The U.S. Federal Aviation Administration on Tuesday released new drone regulations that will allow limited commercial, research, and rescue flights, among other purposes.

The rules come into effect in late August, and will permit flights for things like agriculture, research and development, and academic/educational use, Reuters reported. Other sanctioned fields include aerial photography, wildlife nesting evaluations, and inspections of antennas, bridges, pipelines, and power lines.

To qualify drones must weigh less than 55 pounds, and fly no higher than 400 feet or 100 miles per hour.

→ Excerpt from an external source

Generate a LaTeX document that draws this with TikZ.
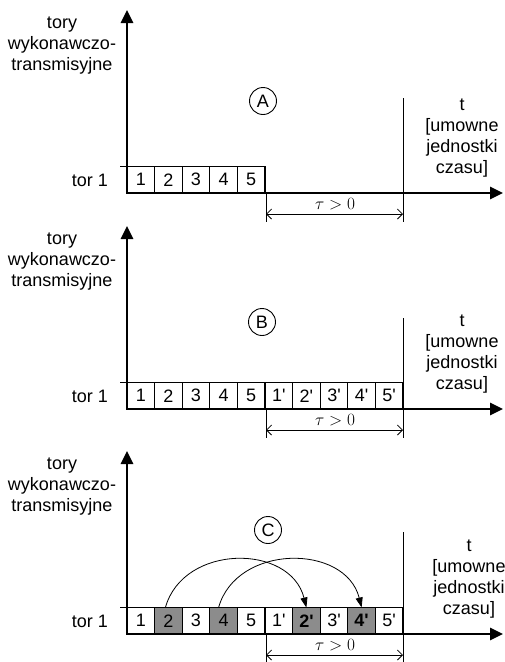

Vehicles can fly at night with special lighting, but must always stay at least 5 miles away from airports, and won't be allowed at all in Washington, D.C. because of existing security policies.

Pilots must be 16 or older, get proper certification, and inform the FAA whenever an incident occurs with serious injuries or damage to property. They must also stay within visual range of drones and not fly directly over people.

Conspicuously absent from the new rules are aerial deliveries planned by companies like Amazon. A separate set of rules will arrive sometime in the future, according to FAA head Michael Huerta.

Deliveries may be one of the trickier regulatory issues, since by necessity delivery drones have to fly at high speeds beyond operator range, and then descend to drop off their packages — possibly in crowded urban areas.